Looking at northern Myanmar and India’s Northeast as a contiguous region.
Indian Prime Minister Narendra Modi meets National League for Democracy Chairperson Aung San Suu Kyi during his visit to Myanmar in November 2014. (Photo: Flickr / Narendra Modi)
Indian Prime Minister Narendra Modi meets National League for Democracy Chairperson Aung San Suu Kyi during his visit to Myanmar in November 2014. (Photo: Flickr / Narendra Modi)

(This article is part of our special package on Myanmar. Read more articles here.)

An Indian army colonel posted in Mizoram was arrested for complicity in a case of smuggling 52 gold bars estimated to be worth INR 14.5 crore (USD 2.1 million) from Myanmar in May 2016. This incident drew attention to the illegal transport of goods, weapons, and the almost unregulated border along what was once known as National Highway 39, now a part of the rechristened Asian Highway 1. These dark tales of illegal trade can with a single imaginative change of policy of the governments of the two countries be transformed into a thriving legal trade, bringing in valuable duties for both countries, along with the usual stories of general well-being that successful commercial activity brings to a wide spectrum of people.

The ground is being prepared in earnest for such a transformation and the 1400-kilometre highway, which will begin at Moreh and Tamu, the two neighbouring border townships along the India-Myanmar border in Manipur, and culminate at Tak in the Mae Sot district of Thailand, is set to become operational in another two years.

The Thailand-Myanmar-India highway already exists though it is not always in good condition. Apart from upgrading the highway, there are the challenges of standardisation, issues of customs gates, immigration regimes and coordinating the varying right- and left-side traffic systems. While Thailand and India follow the left-hand drive norm, Myanmar, which once had the same, now drives on the right hand side of the road. Quite peculiarly, a majority of the vehicles in the country are still right-hand drive, sometimes making it awkward for passengers of public transport vehicles, for they are required to mount as well as dismount not on the edge but towards the middle of the roads. Importers were directed to import only left-hand drive cars 2016 onwards.

Since a political decision has been taken, the road should become a reality soon. However, there are reasons to be cautious. India needs to take note of certain political and geographical realities while framing policies as well as moderating expectations from its much hyped but long-delayed Look East Policy, renamed Act East Policy by the Bharatiya Janata Party (BJP) government in 2014. In a nutshell, looking or acting east should not be just about commerce but also about strategic interest, and more importantly, about the welfare of the people in those regions. However, the latter considerations have often been overlooked.

In this approach, Myanmar or the Northeast are not viewed as the primary targets of this policy.
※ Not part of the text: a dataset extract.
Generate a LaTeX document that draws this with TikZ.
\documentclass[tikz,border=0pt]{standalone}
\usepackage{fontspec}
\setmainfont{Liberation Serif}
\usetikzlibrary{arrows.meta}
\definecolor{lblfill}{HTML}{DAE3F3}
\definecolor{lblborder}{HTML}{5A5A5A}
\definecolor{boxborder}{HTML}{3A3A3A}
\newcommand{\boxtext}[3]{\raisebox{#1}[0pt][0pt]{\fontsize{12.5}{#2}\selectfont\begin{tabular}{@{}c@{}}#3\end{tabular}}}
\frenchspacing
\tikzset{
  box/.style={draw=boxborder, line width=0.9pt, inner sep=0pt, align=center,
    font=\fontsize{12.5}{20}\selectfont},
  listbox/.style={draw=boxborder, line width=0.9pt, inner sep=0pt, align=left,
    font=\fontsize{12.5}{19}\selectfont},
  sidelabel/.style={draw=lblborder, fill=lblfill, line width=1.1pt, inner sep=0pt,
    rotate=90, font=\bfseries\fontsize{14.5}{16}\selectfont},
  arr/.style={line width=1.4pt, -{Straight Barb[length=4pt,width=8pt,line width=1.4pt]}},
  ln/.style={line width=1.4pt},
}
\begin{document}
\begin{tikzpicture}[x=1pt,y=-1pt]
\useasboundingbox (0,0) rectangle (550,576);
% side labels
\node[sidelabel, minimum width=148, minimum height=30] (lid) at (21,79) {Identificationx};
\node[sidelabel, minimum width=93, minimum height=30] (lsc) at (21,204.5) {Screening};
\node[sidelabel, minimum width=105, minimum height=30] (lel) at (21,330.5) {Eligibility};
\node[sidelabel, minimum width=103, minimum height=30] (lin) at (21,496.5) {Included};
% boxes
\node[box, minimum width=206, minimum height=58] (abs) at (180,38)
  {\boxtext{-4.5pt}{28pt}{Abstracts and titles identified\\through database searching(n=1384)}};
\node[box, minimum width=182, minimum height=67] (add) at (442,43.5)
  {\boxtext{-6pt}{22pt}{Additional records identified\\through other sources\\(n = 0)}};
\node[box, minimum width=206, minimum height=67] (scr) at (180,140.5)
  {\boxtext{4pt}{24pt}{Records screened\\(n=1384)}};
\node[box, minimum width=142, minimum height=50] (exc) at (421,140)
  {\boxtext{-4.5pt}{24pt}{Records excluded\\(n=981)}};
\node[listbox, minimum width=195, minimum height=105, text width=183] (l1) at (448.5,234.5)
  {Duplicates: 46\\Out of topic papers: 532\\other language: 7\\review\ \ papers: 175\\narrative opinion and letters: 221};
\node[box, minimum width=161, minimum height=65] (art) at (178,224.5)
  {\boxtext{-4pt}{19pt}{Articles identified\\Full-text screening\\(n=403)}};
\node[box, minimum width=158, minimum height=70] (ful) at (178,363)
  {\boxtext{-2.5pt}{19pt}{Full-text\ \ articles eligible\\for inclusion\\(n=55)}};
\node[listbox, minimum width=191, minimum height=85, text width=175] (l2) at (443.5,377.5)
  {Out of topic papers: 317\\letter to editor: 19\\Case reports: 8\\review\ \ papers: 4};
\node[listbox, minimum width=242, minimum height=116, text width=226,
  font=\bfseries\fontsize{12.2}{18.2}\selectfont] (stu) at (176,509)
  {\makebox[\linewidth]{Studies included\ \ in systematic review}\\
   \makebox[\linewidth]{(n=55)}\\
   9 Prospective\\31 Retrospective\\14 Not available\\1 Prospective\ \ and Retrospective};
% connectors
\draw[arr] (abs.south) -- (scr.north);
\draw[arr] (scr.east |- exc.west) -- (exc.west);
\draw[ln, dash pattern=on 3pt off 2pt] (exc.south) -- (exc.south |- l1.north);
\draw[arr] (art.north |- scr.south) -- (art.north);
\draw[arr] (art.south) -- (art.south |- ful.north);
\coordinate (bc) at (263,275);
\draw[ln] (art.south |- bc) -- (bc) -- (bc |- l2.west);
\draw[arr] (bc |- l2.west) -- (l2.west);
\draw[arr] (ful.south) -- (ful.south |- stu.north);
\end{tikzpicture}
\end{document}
Instead, connectivity is viewed as a way to link India with the vibrant economies of the advanced Association of Southeast Asian Nations (ASEAN) members. The Northeast and Myanmar thus get reduced to a mere land corridor needed to establish this connection to wealthier markets. Or else, the economic worth of the Northeast and Myanmar, which have few industries worth the name, gets measured in terms of their potential for the extraction of their rich mineral deposits and other resources, including timber and hydroelectricity.

This approach, as has been seen elsewhere, only makes people mistrustful of their governments. The public opposition that led to the suspension of the Myintsone Dam project in Myanmar's Kachin State in September 2011 is an example. This dam, a joint venture between China Power Investment Corporation, and Myanmar's Ministry of Electric Power and the Asia World Company, was at the time billed to be the 15th largest hydroelectric project in the world with a production capacity of 6000 megawatt. Similarly, the Letpadaung copper mine at Monywa, operated by the Chinese company Wanbao Mining Copper Ltd in collaboration with the Union of Myanmar Economic Holdings Ltd, ran into trouble because of public protests in November 2012, and the terms of the project had to be renegotiated.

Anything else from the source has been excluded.